With over 20 years in the fitness industry, we love his refreshing view on what fitness can do for us and his approach - showing his clients how to be the strongest human they have ever been, mentally and physically.
How did you get into coaching?
The short version is, I was young and always in the gym, so it seemed like a fun way to make money. The longer version is, I think I always knew that I wanted to follow a career that involved helping people. As soon as I saw my first few clients changing their lives for the better, I knew I had found my calling.
How did you choose your area of expertise?
It was always boxing, because that’s the sport I grew up with; and eventually started coaching. But as I developed as a trainer and owned my own boxing gym in the U.S, I studied athlete performance and strength & conditioning, which allowed me to develop into a much more well rounded coach. Now, my main coaching style is Strength and Conditioning and Functional Training, but boxing still features heavily too.

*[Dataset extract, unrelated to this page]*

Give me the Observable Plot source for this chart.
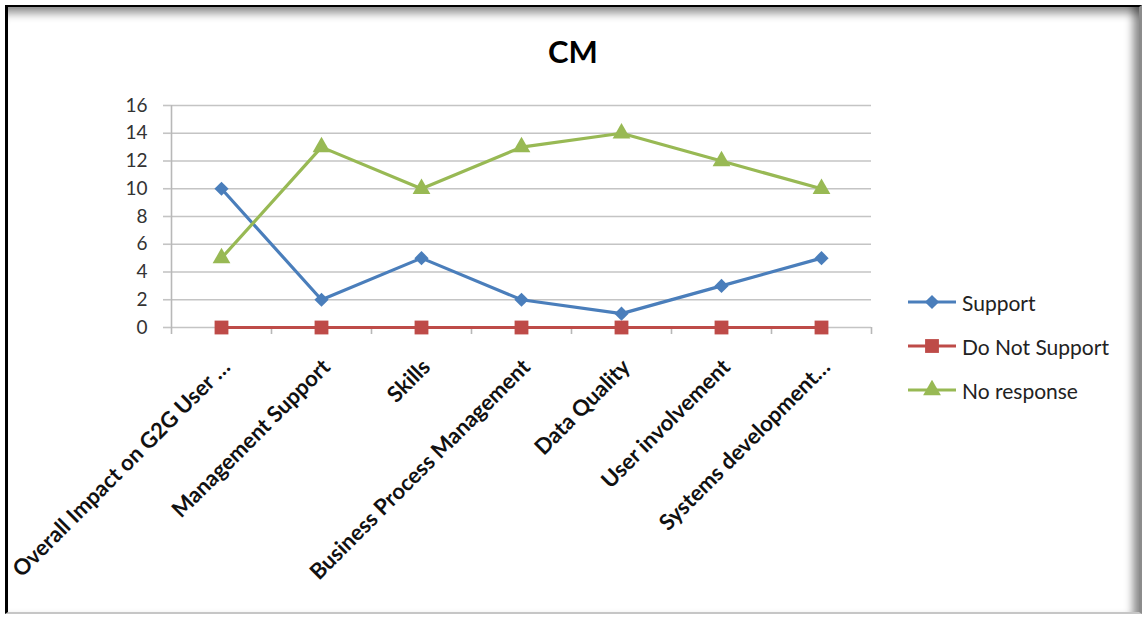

Have you been inspired by anyone in the industry in particular?
My biggest inspiration actually came from a client by the name of Brett Kilroe. I was working at a gym in New York City. At 41 Brett joined the gym for the first time in his life a few months after he was diagnosed with stage IV colon cancer. He joined simply because he wanted to do something that made himself feel better. Nothing aesthetic, just mindset. Brett sadly passed away back in 2016 at the age of 45, he trained with me for 3 years and It was my time with him as my client and friend, that taught me the most about my training ethos today; and what I ultimately wanted to achieve in the fitness industry. I faced my own battle with cancer in 2018 which threw my life off track, being a part of his journey and knowing how he handled it, was what got me through mine.
Do you train at home? what’s your routine?
I do, I have my amazing Technogym Bench which is extremely versatile with dumbbells, bands and weighted knuckles. I also have a pair of heavy dumbbells and a kettlebell. I’ve always said that if you can get a couple of heavy dumbbells (relative to you of course), then that is the best investment you’ll make so you never miss a workout, they will give you endless options. I usually do a 10-20 minute amrap or emom of 3-5 exercises and then call it a day, it’s more than enough!
What are the hallmarks of your coaching?
At the moment I am primarily online coaching, but I am a talent trainer for Technogym and my sessions feature on their newly released app! My goal with my client’s is the same as mine, I want to train hard and do it for a long time. SO, all my classes are high energy with clear and comprehensive coaching, so you sweat, but also learn how to train correctly and avoid injury.
What is the one piece of advice you would offer to those taking your class for the first time?
Listen, don’t do anything that you feel uncomfortable or unsafe doing, take your time and have fun. Fun being the operative word.
What is the one mistake you see most often in your class?
If someone makes a mistake in class, it is either because they have been taught incorrectly in the past, or they don’t know what they are doing. So, I don’t really see it as a mistake, more an opportunity for me to coach them to do it correctly. Unless they are late all the time, that’s on them… haha
What should everyone do as part of their warm-up/class prep?
In my opinion, every good class should have a warm-up relevant to the type of training you are doing. If I am teaching a strength class with Deadlifts, then I always run through mobility and activation specific to deadlifts. If your class doesn’t run you through a warm-up sequence, then try squeeze in some light general movement pre-class that covers your full body. One thing that EVERYBODY should be doing if you spend a lot of time sitting down (or not), Is deep squat holds and thoracic mobility. Both, you should be able to perform with full range, without pain and feel comfortable doing. If not, address the issues with your coach!
Top Workout Tracks?
This is far too hard to answer. My playlists vary so much depending on the workout. From Grime to Old School Garage, to Metallica to Old School Hip Hop. If I really want to get a class pumped though, DMX - Where the Hood At, always seems to do the trick!
One tip for daily fitness you can do from anywhere?
Simple. WALK. As often and as much as you can. If you have the time to walk instead of drive/public transport, then walk. Getting your daily N.E.A.T up (worth a google if you’re not familiar), will make all the difference when it comes to fitness levels.
One lesson you have learnt in your fitness journey?
If you are only focused on an aesthetic goal from training, like a six pack, the feeling you get when you reach that goal will be short lived; and more often than not, the process to get there will leave you feeling pretty miserable. Exercise for your mental health and because it feels good; find movement you enjoy, everything else that comes your way will be a healthy by-product of the journey overall.